Write out, word for word, only the data from its first line to the line containing "icd_bounds = [1967.57, 1978.72, 1998.38]".

══ Stored data

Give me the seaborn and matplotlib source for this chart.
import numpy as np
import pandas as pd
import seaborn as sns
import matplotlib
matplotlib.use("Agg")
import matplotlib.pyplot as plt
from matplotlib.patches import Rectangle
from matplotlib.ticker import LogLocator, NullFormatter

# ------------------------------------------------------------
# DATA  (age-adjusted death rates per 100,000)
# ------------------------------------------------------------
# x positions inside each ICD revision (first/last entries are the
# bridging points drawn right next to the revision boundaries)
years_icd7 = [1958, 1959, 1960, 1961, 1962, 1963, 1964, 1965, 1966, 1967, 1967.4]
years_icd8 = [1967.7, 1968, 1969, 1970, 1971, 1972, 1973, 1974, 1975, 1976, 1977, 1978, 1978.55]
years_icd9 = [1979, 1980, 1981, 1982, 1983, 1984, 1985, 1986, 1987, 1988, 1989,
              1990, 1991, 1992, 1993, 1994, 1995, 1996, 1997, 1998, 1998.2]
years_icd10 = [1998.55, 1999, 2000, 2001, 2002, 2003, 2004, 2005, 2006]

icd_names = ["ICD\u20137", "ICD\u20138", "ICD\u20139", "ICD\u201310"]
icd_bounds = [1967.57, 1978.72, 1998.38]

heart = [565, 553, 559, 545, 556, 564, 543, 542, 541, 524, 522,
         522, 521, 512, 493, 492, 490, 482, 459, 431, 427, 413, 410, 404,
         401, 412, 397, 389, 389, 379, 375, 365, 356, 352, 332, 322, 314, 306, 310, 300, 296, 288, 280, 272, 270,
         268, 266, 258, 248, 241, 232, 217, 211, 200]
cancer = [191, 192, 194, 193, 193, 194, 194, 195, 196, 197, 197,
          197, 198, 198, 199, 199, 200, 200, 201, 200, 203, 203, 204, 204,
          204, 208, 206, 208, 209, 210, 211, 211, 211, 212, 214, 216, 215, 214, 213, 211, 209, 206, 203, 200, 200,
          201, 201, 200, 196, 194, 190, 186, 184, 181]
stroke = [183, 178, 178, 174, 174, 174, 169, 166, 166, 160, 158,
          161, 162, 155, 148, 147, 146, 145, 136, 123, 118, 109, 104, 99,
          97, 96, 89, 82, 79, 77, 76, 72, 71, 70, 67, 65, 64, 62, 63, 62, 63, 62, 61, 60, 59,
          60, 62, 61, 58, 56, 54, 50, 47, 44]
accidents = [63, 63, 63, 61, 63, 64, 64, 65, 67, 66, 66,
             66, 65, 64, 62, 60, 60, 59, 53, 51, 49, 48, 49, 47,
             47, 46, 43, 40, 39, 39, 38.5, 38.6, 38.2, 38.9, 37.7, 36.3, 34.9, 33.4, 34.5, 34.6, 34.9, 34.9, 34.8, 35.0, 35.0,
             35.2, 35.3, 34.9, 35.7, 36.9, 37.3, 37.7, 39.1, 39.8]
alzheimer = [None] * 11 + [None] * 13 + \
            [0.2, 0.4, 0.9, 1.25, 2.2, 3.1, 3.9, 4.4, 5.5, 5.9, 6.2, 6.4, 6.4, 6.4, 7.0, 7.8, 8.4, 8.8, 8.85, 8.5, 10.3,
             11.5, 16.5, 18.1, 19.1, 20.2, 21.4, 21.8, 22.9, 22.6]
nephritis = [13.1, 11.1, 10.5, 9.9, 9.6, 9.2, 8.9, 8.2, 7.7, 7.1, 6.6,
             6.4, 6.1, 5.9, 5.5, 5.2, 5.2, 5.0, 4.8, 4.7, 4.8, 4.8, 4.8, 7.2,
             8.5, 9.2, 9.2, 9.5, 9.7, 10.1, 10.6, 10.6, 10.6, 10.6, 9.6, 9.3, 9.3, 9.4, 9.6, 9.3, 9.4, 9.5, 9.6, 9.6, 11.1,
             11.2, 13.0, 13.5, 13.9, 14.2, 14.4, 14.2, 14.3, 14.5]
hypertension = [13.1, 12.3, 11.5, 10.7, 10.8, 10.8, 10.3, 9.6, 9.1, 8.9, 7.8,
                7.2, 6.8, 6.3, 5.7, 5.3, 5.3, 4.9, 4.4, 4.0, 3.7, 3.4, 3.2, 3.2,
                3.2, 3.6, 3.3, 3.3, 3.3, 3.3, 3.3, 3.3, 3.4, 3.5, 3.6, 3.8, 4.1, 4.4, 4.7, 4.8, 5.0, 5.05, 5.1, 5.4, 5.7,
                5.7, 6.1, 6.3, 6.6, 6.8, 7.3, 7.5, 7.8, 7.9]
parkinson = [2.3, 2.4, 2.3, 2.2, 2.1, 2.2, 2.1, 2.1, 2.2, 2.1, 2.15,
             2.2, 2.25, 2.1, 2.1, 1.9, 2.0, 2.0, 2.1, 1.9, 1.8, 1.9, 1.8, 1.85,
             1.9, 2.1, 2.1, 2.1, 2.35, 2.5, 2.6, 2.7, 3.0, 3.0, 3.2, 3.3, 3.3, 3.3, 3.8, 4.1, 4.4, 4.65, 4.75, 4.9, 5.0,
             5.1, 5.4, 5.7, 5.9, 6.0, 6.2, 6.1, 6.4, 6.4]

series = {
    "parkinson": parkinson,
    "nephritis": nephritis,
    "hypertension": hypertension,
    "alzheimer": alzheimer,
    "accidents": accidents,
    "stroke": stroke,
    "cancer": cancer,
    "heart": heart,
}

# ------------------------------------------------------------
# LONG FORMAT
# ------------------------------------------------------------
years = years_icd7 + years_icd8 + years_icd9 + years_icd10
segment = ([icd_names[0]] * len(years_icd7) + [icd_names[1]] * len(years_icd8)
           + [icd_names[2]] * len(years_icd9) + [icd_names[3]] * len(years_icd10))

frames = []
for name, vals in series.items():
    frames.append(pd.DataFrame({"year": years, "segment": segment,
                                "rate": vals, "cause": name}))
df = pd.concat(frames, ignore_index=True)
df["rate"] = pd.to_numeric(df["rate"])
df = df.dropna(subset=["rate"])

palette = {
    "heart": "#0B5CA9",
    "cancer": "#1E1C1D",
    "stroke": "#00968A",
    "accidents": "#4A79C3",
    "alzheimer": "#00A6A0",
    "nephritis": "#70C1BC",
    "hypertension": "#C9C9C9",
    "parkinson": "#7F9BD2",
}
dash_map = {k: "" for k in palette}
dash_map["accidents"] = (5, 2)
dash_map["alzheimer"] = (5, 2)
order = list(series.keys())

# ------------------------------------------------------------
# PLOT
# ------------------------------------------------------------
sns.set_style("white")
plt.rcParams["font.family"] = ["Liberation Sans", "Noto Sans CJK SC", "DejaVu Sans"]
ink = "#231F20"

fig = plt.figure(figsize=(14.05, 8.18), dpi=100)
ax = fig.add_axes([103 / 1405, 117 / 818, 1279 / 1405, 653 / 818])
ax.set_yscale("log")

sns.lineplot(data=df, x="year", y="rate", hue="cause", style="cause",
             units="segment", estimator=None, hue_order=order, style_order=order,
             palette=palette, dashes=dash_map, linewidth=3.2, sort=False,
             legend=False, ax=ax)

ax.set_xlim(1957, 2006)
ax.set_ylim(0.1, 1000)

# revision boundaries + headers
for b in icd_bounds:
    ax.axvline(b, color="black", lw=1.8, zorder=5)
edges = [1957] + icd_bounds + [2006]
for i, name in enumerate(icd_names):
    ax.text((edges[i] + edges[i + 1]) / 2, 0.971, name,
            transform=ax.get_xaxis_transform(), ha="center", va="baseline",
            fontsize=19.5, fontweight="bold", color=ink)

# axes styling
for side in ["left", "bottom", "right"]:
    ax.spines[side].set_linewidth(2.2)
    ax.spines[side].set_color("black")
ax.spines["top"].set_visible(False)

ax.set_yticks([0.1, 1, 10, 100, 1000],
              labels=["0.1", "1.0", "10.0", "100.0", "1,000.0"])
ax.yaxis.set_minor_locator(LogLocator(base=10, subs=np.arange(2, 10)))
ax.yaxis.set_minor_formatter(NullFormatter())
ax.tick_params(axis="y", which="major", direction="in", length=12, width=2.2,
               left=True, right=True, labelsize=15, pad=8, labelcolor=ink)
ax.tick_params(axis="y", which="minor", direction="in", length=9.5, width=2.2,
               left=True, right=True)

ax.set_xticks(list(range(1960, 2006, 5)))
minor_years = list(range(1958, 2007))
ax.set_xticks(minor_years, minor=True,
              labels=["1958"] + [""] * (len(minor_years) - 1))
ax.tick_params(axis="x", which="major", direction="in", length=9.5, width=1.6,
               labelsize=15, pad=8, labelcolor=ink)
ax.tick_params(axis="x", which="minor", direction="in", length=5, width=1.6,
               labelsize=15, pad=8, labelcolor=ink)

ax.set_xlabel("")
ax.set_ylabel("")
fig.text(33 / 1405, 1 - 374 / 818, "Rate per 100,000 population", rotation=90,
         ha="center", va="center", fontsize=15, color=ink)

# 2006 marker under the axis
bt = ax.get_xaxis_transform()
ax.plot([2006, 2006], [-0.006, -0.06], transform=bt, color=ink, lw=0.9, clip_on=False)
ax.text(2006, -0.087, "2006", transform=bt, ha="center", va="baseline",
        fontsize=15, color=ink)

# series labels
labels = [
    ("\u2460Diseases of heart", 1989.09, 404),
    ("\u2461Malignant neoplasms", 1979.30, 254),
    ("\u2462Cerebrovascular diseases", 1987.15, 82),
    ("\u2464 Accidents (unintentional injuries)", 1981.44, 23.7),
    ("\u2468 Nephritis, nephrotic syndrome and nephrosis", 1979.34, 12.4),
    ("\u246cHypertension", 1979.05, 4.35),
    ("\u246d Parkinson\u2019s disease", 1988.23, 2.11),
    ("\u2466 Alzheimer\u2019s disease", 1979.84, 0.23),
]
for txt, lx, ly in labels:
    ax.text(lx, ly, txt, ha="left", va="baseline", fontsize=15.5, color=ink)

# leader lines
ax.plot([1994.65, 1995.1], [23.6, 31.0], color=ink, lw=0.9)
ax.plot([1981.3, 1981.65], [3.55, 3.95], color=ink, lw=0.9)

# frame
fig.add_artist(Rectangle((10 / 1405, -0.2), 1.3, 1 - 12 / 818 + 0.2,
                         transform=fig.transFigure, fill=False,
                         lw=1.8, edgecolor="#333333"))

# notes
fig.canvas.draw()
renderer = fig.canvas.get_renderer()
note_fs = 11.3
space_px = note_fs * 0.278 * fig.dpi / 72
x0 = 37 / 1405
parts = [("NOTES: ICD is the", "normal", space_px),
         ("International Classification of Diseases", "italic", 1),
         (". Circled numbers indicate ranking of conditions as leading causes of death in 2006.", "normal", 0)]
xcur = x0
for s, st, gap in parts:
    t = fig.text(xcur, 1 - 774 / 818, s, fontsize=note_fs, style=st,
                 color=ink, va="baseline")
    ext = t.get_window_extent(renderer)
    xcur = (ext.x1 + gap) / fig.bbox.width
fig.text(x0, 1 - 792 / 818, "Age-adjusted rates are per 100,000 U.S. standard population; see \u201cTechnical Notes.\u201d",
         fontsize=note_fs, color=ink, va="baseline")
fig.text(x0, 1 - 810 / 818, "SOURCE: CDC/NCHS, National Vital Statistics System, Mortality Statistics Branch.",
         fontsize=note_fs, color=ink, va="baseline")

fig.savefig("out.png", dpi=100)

════

> _Expected answer_:
Give me the seaborn and matplotlib source for this chart.
import numpy as np
import pandas as pd
import seaborn as sns
import matplotlib
matplotlib.use("Agg")
import matplotlib.pyplot as plt
from matplotlib.patches import Rectangle
from matplotlib.ticker import LogLocator, NullFormatter

# ------------------------------------------------------------
# DATA  (age-adjusted death rates per 100,000)
# ------------------------------------------------------------
# x positions inside each ICD revision (first/last entries are the
# bridging points drawn right next to the revision boundaries)
years_icd7 = [1958, 1959, 1960, 1961, 1962, 1963, 1964, 1965, 1966, 1967, 1967.4]
years_icd8 = [1967.7, 1968, 1969, 1970, 1971, 1972, 1973, 1974, 1975, 1976, 1977, 1978, 1978.55]
years_icd9 = [1979, 1980, 1981, 1982, 1983, 1984, 1985, 1986, 1987, 1988, 1989,
              1990, 1991, 1992, 1993, 1994, 1995, 1996, 1997, 1998, 1998.2]
years_icd10 = [1998.55, 1999, 2000, 2001, 2002, 2003, 2004, 2005, 2006]

icd_names = ["ICD\u20137", "ICD\u20138", "ICD\u20139", "ICD\u201310"]
icd_bounds = [1967.57, 1978.72, 1998.38]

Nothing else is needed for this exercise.